■ **Exercise task**: Using the listing below, select the lines with the word "chart" and copy them.

■ **Information supplied**:
+ + + + +

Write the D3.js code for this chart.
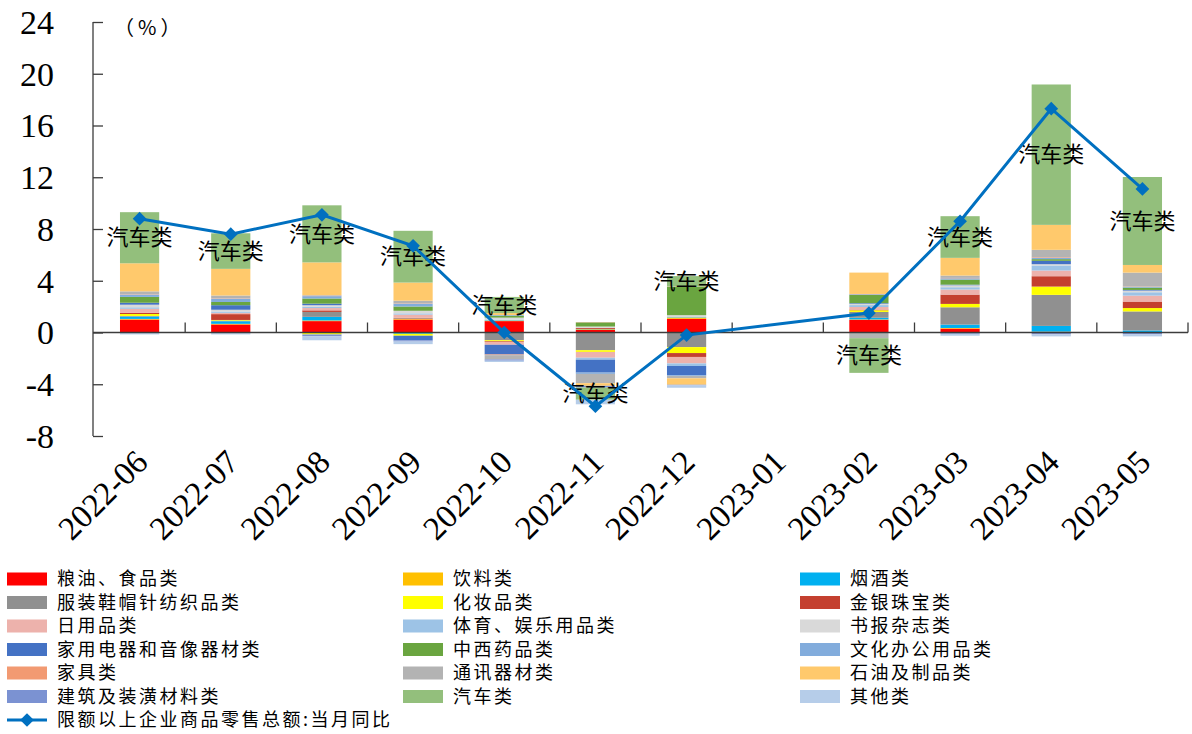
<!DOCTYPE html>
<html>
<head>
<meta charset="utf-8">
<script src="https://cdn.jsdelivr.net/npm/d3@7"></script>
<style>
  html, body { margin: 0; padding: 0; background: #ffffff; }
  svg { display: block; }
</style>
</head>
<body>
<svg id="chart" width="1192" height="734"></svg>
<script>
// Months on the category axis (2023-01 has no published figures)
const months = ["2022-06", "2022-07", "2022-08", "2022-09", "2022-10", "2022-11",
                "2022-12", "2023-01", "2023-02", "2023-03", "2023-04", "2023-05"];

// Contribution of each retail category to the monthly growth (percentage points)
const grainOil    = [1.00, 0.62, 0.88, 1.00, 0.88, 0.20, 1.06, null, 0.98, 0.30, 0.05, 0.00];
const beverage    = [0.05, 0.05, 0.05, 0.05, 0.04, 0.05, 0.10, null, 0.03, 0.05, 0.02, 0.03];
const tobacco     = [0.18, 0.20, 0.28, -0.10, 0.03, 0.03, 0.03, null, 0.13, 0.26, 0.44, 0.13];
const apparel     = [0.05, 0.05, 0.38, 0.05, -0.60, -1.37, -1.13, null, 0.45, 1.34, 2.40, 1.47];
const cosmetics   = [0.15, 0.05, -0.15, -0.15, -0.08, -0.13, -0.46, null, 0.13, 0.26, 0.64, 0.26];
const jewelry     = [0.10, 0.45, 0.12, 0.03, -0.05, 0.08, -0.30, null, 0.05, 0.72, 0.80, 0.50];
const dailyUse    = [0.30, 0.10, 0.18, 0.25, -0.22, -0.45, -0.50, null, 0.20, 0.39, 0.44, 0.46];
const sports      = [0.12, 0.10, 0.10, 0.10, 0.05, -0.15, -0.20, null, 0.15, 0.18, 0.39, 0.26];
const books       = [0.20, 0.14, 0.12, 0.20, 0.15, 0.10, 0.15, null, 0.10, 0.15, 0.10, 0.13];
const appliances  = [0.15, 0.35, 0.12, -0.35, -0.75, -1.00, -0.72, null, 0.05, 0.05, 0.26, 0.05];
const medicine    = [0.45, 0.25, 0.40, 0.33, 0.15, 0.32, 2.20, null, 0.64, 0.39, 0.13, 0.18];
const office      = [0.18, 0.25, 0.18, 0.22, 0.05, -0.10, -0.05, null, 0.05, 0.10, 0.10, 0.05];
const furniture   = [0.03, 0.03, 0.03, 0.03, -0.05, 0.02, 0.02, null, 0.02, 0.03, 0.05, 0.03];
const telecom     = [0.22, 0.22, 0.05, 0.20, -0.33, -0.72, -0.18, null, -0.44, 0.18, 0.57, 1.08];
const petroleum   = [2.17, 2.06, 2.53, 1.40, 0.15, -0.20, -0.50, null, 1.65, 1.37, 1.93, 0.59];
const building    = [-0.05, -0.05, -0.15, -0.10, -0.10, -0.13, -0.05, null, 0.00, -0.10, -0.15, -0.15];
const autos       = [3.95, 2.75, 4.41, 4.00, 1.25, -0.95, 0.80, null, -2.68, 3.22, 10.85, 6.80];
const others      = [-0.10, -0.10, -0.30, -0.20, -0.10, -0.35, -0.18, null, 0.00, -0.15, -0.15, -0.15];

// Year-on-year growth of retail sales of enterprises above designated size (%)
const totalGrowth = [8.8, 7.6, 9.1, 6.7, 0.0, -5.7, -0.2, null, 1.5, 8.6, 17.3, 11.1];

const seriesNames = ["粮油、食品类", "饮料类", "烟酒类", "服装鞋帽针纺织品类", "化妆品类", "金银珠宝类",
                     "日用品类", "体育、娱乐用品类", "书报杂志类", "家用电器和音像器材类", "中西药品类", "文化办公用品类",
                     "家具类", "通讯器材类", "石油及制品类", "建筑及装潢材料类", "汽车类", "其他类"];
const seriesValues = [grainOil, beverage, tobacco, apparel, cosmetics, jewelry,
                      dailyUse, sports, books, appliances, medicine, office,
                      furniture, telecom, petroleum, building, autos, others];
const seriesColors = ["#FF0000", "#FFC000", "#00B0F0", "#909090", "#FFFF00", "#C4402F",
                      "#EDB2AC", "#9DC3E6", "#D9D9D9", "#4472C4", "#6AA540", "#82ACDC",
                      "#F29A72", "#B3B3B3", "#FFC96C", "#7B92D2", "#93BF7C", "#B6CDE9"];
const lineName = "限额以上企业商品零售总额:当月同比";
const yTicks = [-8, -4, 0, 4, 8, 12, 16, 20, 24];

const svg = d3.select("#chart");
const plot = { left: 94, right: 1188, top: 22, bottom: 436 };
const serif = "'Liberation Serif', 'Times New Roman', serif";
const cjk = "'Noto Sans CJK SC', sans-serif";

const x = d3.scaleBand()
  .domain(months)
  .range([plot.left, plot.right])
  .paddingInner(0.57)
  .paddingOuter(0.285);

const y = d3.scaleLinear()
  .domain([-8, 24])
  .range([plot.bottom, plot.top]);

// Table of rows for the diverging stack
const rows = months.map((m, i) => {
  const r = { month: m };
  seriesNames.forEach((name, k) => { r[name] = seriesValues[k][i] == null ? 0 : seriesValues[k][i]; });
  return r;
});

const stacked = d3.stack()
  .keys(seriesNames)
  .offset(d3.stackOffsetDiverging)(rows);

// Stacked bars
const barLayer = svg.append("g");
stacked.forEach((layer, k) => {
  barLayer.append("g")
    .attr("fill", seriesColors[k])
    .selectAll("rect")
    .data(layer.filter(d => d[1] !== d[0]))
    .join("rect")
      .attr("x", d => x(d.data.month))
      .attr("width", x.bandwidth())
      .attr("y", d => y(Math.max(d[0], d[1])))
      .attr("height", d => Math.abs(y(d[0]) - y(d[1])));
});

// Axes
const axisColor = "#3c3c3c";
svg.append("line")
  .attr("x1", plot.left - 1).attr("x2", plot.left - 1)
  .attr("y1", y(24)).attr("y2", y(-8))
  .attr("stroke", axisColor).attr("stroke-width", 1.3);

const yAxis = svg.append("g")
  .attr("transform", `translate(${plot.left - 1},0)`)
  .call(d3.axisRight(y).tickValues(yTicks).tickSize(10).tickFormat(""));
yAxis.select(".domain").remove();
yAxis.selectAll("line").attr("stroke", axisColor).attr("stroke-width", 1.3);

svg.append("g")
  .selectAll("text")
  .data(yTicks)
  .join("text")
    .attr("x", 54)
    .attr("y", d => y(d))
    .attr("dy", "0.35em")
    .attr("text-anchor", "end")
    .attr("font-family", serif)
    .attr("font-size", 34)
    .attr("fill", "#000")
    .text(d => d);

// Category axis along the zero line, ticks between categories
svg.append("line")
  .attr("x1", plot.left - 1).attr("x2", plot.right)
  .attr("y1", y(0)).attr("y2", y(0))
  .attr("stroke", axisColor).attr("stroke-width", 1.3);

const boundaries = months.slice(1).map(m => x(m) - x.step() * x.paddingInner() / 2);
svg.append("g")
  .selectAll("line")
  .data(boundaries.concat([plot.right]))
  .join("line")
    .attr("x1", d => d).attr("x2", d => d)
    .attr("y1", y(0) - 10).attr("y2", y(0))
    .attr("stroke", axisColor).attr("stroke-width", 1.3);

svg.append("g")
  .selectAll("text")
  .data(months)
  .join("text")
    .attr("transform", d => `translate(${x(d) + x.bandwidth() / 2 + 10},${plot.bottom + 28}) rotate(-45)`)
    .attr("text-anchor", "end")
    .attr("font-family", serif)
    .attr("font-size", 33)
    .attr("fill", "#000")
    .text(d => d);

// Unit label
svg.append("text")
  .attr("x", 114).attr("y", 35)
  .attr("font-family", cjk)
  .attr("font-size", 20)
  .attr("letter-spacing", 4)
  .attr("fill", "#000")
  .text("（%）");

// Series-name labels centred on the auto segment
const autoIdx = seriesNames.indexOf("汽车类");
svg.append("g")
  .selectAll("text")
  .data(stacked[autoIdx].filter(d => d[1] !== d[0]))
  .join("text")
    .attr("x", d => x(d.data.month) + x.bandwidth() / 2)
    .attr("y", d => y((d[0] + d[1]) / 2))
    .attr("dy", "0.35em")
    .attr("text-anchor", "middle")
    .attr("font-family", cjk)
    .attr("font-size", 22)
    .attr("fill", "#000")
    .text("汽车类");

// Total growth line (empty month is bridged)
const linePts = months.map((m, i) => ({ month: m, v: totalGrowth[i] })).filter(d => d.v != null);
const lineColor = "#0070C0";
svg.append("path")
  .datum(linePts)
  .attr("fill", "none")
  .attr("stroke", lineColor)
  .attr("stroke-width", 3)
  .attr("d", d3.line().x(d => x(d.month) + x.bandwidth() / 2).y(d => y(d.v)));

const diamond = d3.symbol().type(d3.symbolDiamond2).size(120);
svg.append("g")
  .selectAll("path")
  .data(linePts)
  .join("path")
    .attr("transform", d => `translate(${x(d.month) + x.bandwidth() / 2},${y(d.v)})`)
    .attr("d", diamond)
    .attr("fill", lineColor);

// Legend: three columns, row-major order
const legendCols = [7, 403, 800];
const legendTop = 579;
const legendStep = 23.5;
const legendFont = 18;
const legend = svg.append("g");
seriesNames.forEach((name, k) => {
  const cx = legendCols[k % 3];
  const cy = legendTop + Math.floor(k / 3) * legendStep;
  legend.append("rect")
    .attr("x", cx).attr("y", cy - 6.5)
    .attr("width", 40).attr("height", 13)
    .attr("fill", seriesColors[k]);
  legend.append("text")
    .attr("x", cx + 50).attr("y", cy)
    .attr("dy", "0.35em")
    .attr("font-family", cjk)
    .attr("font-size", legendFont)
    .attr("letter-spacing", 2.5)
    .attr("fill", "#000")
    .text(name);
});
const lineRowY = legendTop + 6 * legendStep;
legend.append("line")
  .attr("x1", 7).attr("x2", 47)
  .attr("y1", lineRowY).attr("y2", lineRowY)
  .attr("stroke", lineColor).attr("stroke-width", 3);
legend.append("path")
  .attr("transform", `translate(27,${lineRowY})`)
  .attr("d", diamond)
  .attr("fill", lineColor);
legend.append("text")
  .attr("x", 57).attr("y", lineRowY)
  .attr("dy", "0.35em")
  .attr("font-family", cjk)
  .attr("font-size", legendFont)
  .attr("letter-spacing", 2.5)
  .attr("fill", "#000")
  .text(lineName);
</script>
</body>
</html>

+ + + + +

■ **Output below**:
Write the D3.js code for this chart.
<svg id="chart" width="1192" height="734"></svg>
const svg = d3.select("#chart");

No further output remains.